Temperature controlled Ru and RuO2 growth via O* radical-enhanced atomic layer deposition with Ru(EtCp)2.

This work demonstrates by in vacuo X-ray photoelectron spectroscopy and grazing-incidence X-ray diffraction that Ru(EtCp)2 and O* radical-enhanced atomic layer deposition, where EtCp means the ethylcyclopentadienyl group, provides the growth of either RuO2 or Ru thin films depending on the deposition temperature (Tdep), while different mechanisms are responsible for the growth of RuO2 and Ru. The thin films deposited at temperatures ranging from 200 to 260 °C consisted of polycrystalline rutile RuO2 phase revealing, according to atomic force microscopy and the four-point probe method, a low roughness (∼1.7 nm at 15 nm film thickness) and a resistivity of ≈83 µΩ cm. This low-temperature RuO2 growth was based on Ru(EtCp)2 adsorption, subsequent ligand removal, and Ru oxidation by active oxygen.
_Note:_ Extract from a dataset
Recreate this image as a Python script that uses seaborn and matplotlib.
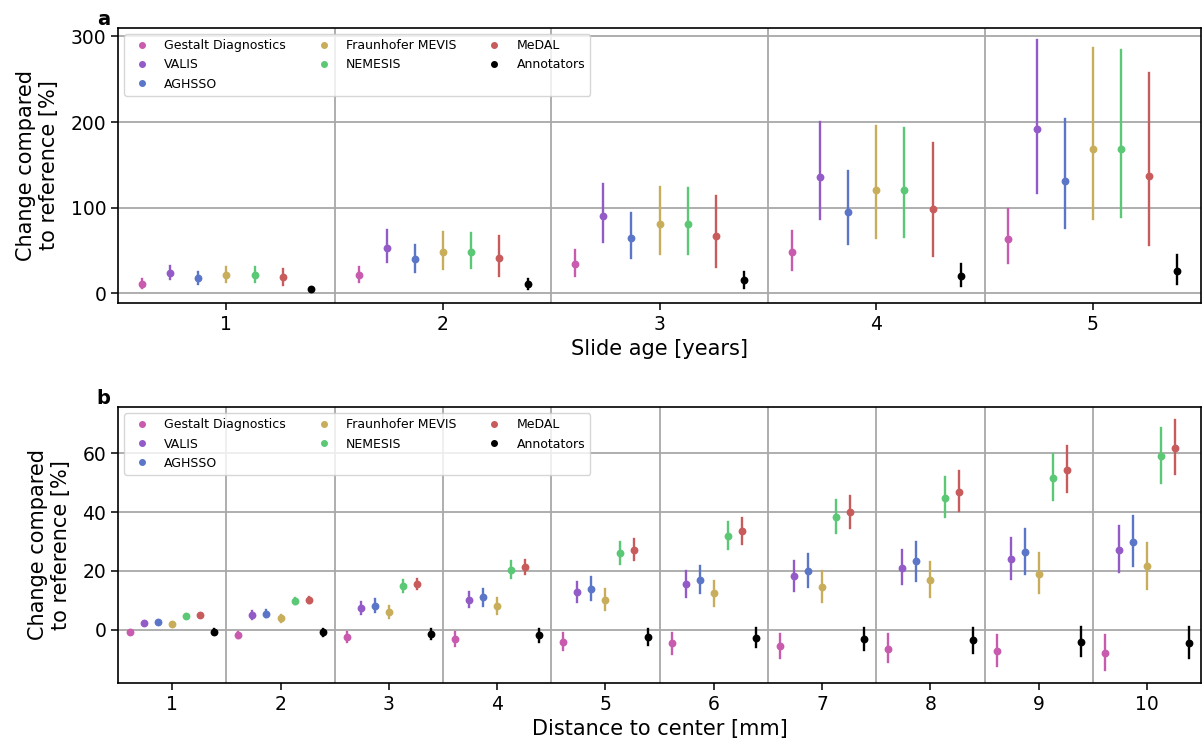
import numpy as np
import pandas as pd
import matplotlib
matplotlib.use("Agg")
import matplotlib.pyplot as plt
from matplotlib.lines import Line2D
import seaborn as sns

# ---- methods and colours -------------------------------------------------
methods = ["Gestalt Diagnostics", "VALIS", "AGHSSO", "Fraunhofer MEVIS",
           "NEMESIS", "MeDAL", "Annotators"]
colors = ["#c85bad", "#925bc8", "#5b76c8", "#c8ad5b", "#5bc876", "#c85b5b", "#000000"]

# ---- panel a: slide age (years) ------------------------------------------
age_cats = [1, 2, 3, 4, 5]
age_center = {
    "Gestalt Diagnostics": [10.2, 21.5, 34.0, 47.7, 63.3],
    "VALIS":               [23.8, 53.0, 90.2, 135.9, 192.2],
    "AGHSSO":              [18.0, 39.8, 64.8, 95.3, 130.5],
    "Fraunhofer MEVIS":    [21.5, 47.7, 80.9, 120.3, 168.4],
    "NEMESIS":             [21.5, 48.4, 80.9, 120.3, 168.8],
    "MeDAL":               [18.3, 40.6, 67.2, 98.8, 136.7],
    "Annotators":          [4.3, 10.2, 14.8, 20.3, 26.2],
}
age_low = {
    "Gestalt Diagnostics": [5.5, 12.9, 20.3, 27.3, 35.5],
    "VALIS":               [16.8, 36.3, 59.4, 86.3, 117.2],
    "AGHSSO":              [11.0, 25.0, 40.7, 57.8, 76.6],
    "Fraunhofer MEVIS":    [12.9, 28.1, 45.3, 64.8, 86.7],
    "NEMESIS":             [13.3, 28.9, 46.1, 66.0, 89.0],
    "MeDAL":               [9.4, 19.5, 30.9, 43.4, 56.6],
    "Annotators":          [3.0, 4.3, 5.9, 8.6, 11.0],
}
age_high = {
    "Gestalt Diagnostics": [16.0, 30.9, 50.0, 72.3, 98.4],
    "VALIS":               [31.6, 73.5, 127.7, 200.0, 295.3],
    "AGHSSO":              [24.6, 55.9, 94.1, 143.0, 203.0],
    "Fraunhofer MEVIS":    [30.9, 71.5, 124.6, 195.7, 286.8],
    "NEMESIS":             [30.1, 70.7, 123.4, 193.0, 283.6],
    "MeDAL":               [28.5, 66.4, 114.0, 176.0, 257.0],
    "Annotators":          [5.6, 16.0, 24.2, 33.6, 44.2],
}

# ---- panel b: distance to center (mm) ------------------------------------
dist_cats = [1, 2, 3, 4, 5, 6, 7, 8, 9, 10]
dist_center = {
    "Gestalt Diagnostics": [-0.9, -1.7, -2.4, -3.2, -4.2, -4.6, -5.6, -6.4, -7.1, -7.9],
    "VALIS":               [2.4, 5.0, 7.5, 10.1, 12.8, 15.5, 18.3, 21.0, 24.1, 27.0],
    "AGHSSO":              [2.7, 5.5, 8.1, 11.1, 13.9, 16.9, 20.0, 23.2, 26.3, 29.8],
    "Fraunhofer MEVIS":    [2.0, 4.0, 6.0, 8.1, 10.2, 12.4, 14.6, 16.8, 19.1, 21.5],
    "NEMESIS":             [4.7, 9.7, 14.8, 20.3, 26.0, 32.0, 38.3, 44.9, 51.6, 58.9],
    "MeDAL":               [4.9, 10.2, 15.7, 21.2, 27.2, 33.6, 40.1, 46.9, 54.2, 61.8],
    "Annotators":          [-0.6, -0.9, -1.5, -1.8, -2.4, -2.7, -3.2, -3.6, -4.1, -4.5],
}
dist_low = {
    "Gestalt Diagnostics": [-1.3, -2.9, -4.2, -5.5, -6.8, -8.1, -9.6, -11.1, -12.2, -13.8],
    "VALIS":               [2.0, 3.5, 5.5, 7.6, 9.4, 11.3, 13.3, 15.5, 17.4, 19.7],
    "AGHSSO":              [2.3, 4.2, 6.0, 8.1, 10.2, 12.4, 14.6, 16.7, 19.0, 21.5],
    "Fraunhofer MEVIS":    [1.6, 2.8, 3.9, 5.4, 6.7, 8.1, 9.6, 11.0, 12.4, 13.9],
    "NEMESIS":             [4.3, 8.6, 12.9, 17.6, 22.5, 27.5, 32.8, 38.2, 44.0, 49.9],
    "MeDAL":               [4.5, 9.0, 13.8, 18.8, 23.6, 29.2, 34.7, 40.5, 46.7, 53.0],
    "Annotators":          [-1.5, -2.0, -3.1, -4.1, -5.0, -5.9, -7.0, -7.9, -8.8, -9.6],
}
dist_high = {
    "Gestalt Diagnostics": [-0.5, -0.7, -0.8, -0.8, -1.1, -1.1, -1.5, -1.6, -1.8, -1.9],
    "VALIS":               [2.8, 6.3, 9.5, 12.7, 16.3, 19.8, 23.3, 27.0, 31.1, 35.1],
    "AGHSSO":              [3.1, 6.8, 10.4, 13.9, 17.9, 21.7, 25.8, 29.8, 34.3, 38.6],
    "Fraunhofer MEVIS":    [2.4, 5.1, 8.0, 10.7, 13.8, 16.7, 19.8, 22.9, 26.0, 29.5],
    "NEMESIS":             [5.1, 10.9, 16.9, 23.2, 29.7, 36.6, 44.1, 51.8, 59.8, 68.5],
    "MeDAL":               [5.3, 11.3, 17.4, 23.8, 30.8, 38.0, 45.6, 53.9, 62.3, 71.4],
    "Annotators":          [0.2, 0.1, 0.2, 0.4, 0.4, 0.6, 0.6, 0.7, 0.9, 0.9],
}


def long_table(cats, center, low, high):
    """One row per (category, method, value); the median of the three values
    is the point estimate and their min/max span gives the interval."""
    rows = []
    for m in methods:
        for i, c in enumerate(cats):
            for v in (low[m][i], center[m][i], high[m][i]):
                rows.append({"cat": c, "method": m, "value": v})
    return pd.DataFrame(rows)


def span(v):
    return (np.min(v), np.max(v))


plt.rcParams["font.family"] = ["DejaVu Sans"]

fig = plt.figure(figsize=(12.03, 7.46), dpi=100)
ax_a = fig.add_axes([0.0981, 0.5938, 0.9005, 0.3687])
ax_b = fig.add_axes([0.0981, 0.0845, 0.9005, 0.3699])

panels = [
    (ax_a, long_table(age_cats, age_center, age_low, age_high), age_cats,
     "Slide age [years]", [0, 100, 200, 300], "a"),
    (ax_b, long_table(dist_cats, dist_center, dist_low, dist_high), dist_cats,
     "Distance to center [mm]", [0, 20, 40, 60], "b"),
]

for ax, df, cats, xlabel, yticks, tag in panels:
    sns.pointplot(data=df, x="cat", y="value", hue="method",
                  order=cats, hue_order=methods, palette=colors,
                  estimator="median", errorbar=span,
                  dodge=0.78, linestyle="none", marker="o", markersize=3.6,
                  err_kws={"linewidth": 1.7}, legend=False, ax=ax)

    n = len(cats)
    ax.set_xlim(-0.5, n - 0.5)
    ax.set_xticks(np.arange(0.5, n - 1, 1.0), minor=True)
    ax.tick_params(axis="x", which="minor", length=0)
    ax.set_yticks(yticks)
    ax.set_axisbelow(True)
    ax.grid(False)
    ax.grid(True, axis="y", which="major", color="#a8a8a8", linewidth=1.3)
    ax.grid(True, axis="x", which="minor", color="#a8a8a8", linewidth=1.3)

    ax.tick_params(axis="both", which="major", labelsize=13.5, length=5, width=1.1)
    for s in ax.spines.values():
        s.set_linewidth(1.2)
        s.set_color("black")

    ax.set_xlabel(xlabel, fontsize=15, labelpad=4)
    ax.set_ylabel("Change compared\nto reference [%]", fontsize=15, labelpad=8)

    handles = [Line2D([], [], linestyle="none", marker="o", markersize=4,
                      color=c, label=m) for m, c in zip(methods, colors)]
    ax.legend(handles=handles, loc="upper left", ncol=3, fontsize=9,
              handlelength=2.0)

    pos = ax.get_position()
    fig.text(pos.x0 - 0.012, pos.y1 + 0.012, tag, fontsize=14,
             fontweight="bold", ha="center", va="center")

fig.savefig("out.png", dpi=100)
The clear saturative behavior with regard to the precursor and reactant doses and each purge time, as well as the good step coverage of the film growth onto 3D structures, inherent to genuine surface-controlled atomic layer deposition, were confirmed for the lowest Tdep of 200 °C. However, at Tdep = 260 °C, a competition between film growth and etching was found, resulted in not-saturative growth. At higher deposition temperatures (300-340 °C), the growth of metallic Ru thin films with a resistivity down to ≈12 µΩ cm was demonstrated, where the film growth was proved to follow a combustion mechanism known for molecular oxygen-based Ru growth processes. However, this process lacked the truly saturative growth with regard to the precursor and reactant doses due to the etching predominance.